>> BEGIN Raw data
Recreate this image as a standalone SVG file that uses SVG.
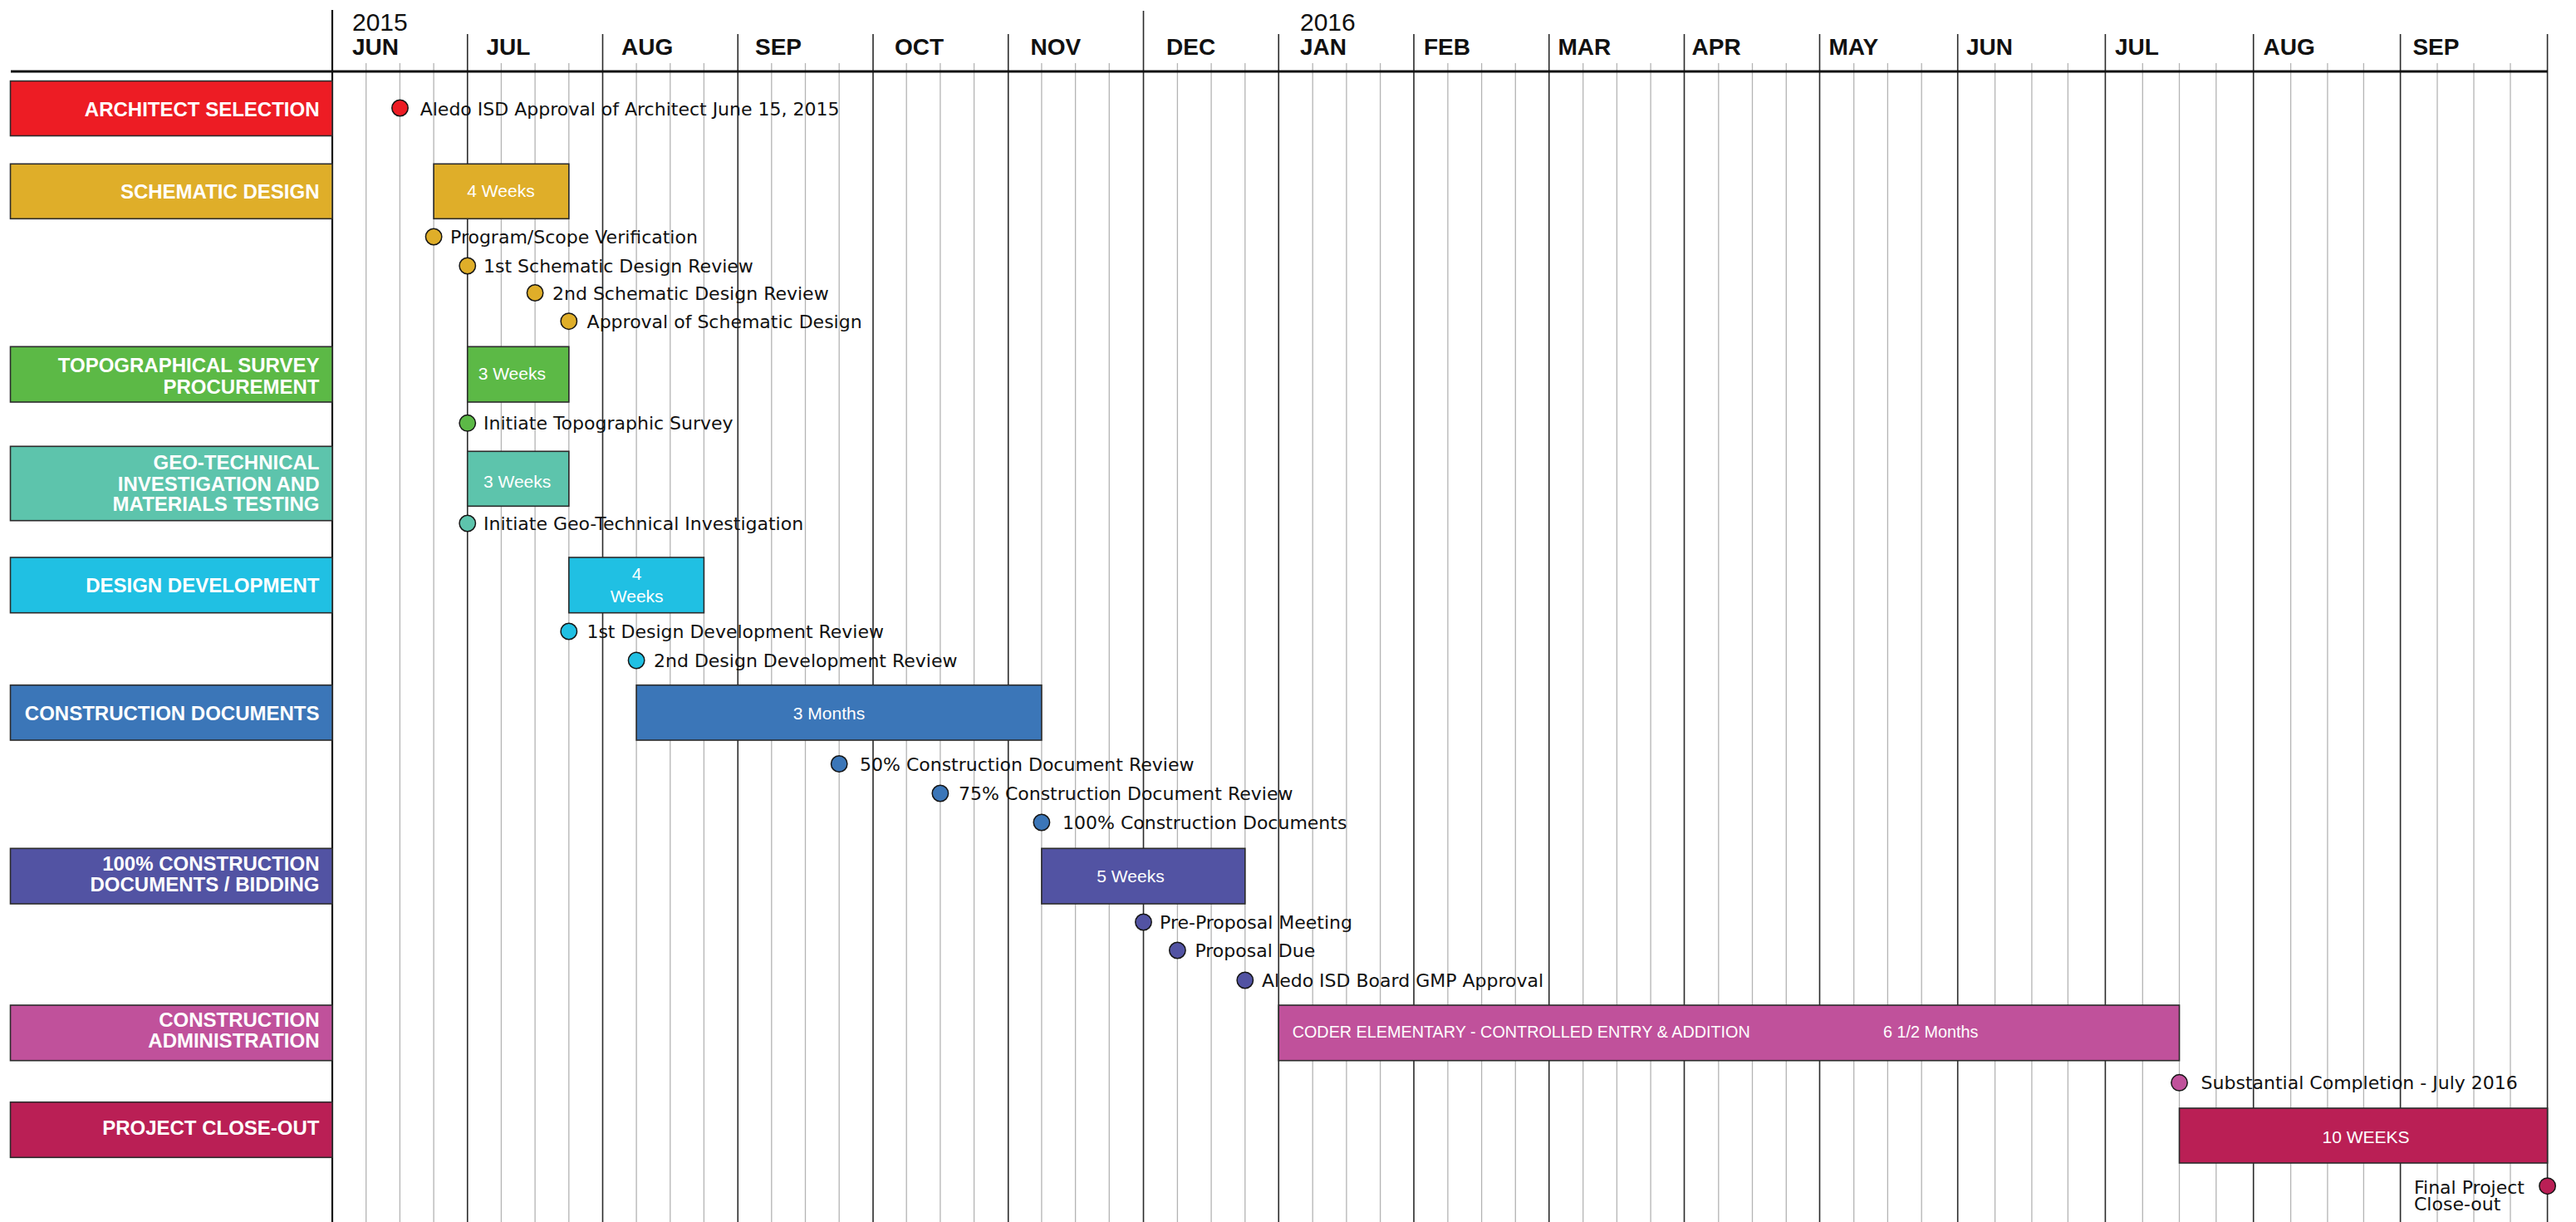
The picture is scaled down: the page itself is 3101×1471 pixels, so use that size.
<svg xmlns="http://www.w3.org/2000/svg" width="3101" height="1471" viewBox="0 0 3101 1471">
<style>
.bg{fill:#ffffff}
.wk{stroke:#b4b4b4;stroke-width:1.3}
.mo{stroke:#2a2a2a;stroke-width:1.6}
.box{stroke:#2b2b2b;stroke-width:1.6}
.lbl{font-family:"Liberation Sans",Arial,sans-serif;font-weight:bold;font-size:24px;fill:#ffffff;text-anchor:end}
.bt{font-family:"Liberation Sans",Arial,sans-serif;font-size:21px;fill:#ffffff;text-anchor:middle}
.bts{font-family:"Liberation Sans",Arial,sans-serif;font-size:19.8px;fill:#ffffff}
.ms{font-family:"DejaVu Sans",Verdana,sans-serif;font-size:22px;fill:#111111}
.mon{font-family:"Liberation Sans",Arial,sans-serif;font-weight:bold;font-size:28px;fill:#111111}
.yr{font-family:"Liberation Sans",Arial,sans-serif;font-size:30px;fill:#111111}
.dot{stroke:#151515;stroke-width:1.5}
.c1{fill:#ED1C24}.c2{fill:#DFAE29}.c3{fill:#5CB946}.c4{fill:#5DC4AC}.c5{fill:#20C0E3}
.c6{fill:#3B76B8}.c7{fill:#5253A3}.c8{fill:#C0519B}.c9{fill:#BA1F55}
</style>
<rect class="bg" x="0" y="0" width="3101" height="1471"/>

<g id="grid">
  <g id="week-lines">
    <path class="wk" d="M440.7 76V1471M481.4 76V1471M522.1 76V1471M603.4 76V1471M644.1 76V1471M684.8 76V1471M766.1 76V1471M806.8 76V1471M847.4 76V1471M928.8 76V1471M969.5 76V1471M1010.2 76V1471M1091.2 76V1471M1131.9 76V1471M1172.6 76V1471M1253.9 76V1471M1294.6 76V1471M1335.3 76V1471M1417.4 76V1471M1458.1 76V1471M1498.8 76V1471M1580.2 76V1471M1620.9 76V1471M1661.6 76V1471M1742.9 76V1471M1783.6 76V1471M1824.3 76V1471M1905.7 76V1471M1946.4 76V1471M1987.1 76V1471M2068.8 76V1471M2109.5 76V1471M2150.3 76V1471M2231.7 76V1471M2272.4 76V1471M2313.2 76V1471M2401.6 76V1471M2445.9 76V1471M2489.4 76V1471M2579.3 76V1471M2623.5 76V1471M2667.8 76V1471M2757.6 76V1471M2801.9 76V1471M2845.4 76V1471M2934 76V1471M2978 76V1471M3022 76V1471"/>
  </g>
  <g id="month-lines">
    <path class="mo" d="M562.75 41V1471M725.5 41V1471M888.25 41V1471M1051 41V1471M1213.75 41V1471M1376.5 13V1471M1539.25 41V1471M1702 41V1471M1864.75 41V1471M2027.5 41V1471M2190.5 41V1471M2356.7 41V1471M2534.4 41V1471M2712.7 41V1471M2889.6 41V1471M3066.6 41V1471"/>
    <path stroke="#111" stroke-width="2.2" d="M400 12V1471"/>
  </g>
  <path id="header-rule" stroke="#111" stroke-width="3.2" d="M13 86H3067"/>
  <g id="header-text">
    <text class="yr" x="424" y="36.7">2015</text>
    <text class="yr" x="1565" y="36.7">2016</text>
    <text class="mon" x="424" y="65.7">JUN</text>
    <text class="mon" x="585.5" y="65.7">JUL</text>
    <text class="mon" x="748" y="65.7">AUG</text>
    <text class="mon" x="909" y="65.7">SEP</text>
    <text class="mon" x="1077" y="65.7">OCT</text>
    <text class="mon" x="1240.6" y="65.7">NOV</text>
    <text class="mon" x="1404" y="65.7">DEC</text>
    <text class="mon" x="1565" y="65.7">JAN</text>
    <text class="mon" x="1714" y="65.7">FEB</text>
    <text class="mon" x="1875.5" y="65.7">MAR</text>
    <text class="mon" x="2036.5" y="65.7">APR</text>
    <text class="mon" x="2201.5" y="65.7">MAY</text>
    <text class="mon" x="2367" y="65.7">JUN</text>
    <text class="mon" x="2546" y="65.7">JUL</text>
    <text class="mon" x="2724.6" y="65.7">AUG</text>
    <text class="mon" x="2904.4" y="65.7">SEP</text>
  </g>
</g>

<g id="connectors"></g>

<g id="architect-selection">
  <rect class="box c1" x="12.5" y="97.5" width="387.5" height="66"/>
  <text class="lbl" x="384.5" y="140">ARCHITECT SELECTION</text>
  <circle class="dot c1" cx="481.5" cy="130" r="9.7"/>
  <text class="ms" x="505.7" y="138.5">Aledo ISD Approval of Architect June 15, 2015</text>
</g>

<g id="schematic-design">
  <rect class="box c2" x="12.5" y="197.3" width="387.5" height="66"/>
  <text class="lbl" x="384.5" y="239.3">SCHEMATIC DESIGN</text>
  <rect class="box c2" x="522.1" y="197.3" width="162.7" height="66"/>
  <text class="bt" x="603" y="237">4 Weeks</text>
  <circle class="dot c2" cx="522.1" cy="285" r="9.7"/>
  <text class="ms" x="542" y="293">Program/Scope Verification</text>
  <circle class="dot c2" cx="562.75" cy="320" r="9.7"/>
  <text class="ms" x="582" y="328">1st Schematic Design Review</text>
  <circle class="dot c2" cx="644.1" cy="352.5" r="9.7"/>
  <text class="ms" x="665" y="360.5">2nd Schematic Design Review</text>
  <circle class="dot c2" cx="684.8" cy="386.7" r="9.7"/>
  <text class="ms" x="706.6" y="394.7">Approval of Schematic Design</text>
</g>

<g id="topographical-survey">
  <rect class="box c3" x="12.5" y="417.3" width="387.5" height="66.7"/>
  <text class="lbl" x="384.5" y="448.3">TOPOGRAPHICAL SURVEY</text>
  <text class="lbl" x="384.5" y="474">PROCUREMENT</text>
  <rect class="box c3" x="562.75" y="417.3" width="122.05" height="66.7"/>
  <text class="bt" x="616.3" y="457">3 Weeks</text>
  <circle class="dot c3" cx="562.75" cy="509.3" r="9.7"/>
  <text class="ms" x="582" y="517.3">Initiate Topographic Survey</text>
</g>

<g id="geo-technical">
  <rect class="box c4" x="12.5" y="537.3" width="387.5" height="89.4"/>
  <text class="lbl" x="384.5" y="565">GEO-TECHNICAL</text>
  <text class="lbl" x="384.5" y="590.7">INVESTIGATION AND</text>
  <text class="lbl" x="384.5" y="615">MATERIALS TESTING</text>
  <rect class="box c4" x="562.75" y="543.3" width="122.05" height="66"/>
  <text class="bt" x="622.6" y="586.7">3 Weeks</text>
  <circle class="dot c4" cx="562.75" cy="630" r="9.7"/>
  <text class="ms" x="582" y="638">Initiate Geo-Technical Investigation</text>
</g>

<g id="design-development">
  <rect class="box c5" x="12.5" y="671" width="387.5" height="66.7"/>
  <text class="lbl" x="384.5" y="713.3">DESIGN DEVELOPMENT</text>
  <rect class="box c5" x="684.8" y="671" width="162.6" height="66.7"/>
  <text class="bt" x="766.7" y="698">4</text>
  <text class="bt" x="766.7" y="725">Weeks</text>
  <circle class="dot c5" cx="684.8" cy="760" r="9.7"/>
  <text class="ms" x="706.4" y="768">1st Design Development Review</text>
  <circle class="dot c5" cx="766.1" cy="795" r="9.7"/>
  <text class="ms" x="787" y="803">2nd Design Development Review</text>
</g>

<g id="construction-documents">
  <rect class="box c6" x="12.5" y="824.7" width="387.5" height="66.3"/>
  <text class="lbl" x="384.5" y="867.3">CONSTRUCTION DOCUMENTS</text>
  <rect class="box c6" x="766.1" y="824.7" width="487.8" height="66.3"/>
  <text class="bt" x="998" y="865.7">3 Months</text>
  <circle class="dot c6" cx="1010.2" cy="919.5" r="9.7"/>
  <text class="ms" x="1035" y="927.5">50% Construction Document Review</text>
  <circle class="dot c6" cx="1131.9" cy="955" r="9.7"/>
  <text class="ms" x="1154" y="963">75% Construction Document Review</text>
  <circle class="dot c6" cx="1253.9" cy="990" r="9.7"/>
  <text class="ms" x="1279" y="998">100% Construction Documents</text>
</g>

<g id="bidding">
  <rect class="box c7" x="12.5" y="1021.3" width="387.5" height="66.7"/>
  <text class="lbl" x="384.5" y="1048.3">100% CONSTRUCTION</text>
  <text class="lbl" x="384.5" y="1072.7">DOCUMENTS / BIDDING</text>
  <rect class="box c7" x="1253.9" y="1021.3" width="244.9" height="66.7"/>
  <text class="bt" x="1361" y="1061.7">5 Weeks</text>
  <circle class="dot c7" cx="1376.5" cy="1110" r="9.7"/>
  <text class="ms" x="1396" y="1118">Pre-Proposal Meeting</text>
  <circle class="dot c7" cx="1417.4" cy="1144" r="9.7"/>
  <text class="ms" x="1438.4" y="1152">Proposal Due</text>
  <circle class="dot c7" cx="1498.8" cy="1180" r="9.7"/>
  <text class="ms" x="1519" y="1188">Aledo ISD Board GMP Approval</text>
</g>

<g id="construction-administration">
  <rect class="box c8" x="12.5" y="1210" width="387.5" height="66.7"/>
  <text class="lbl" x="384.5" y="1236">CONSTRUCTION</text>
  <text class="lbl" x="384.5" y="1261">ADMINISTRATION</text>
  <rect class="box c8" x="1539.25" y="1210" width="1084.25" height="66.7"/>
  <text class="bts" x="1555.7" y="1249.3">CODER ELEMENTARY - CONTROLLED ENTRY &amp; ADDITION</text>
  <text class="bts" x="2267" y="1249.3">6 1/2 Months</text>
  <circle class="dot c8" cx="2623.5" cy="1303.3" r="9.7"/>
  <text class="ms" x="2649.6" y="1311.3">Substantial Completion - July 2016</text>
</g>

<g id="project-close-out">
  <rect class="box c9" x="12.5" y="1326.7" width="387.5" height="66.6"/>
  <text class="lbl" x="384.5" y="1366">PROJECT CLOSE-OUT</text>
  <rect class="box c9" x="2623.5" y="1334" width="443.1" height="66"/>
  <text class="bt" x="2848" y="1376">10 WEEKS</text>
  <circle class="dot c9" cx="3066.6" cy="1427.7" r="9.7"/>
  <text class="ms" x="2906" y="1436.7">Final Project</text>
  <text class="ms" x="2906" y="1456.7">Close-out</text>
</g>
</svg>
>> END Raw data
Goal.
Wherever a line in the data above holds "size", copy that line.

Complete output.
The picture is scaled down: the page itself is 3101×1471 pixels, so use that size.
.lbl{font-family:"Liberation Sans",Arial,sans-serif;font-weight:bold;font-size:24px;fill:#ffffff;text-anchor:end}
.bt{font-family:"Liberation Sans",Arial,sans-serif;font-size:21px;fill:#ffffff;text-anchor:middle}
.bts{font-family:"Liberation Sans",Arial,sans-serif;font-size:19.8px;fill:#ffffff}
.ms{font-family:"DejaVu Sans",Verdana,sans-serif;font-size:22px;fill:#111111}
.mon{font-family:"Liberation Sans",Arial,sans-serif;font-weight:bold;font-size:28px;fill:#111111}
.yr{font-family:"Liberation Sans",Arial,sans-serif;font-size:30px;fill:#111111}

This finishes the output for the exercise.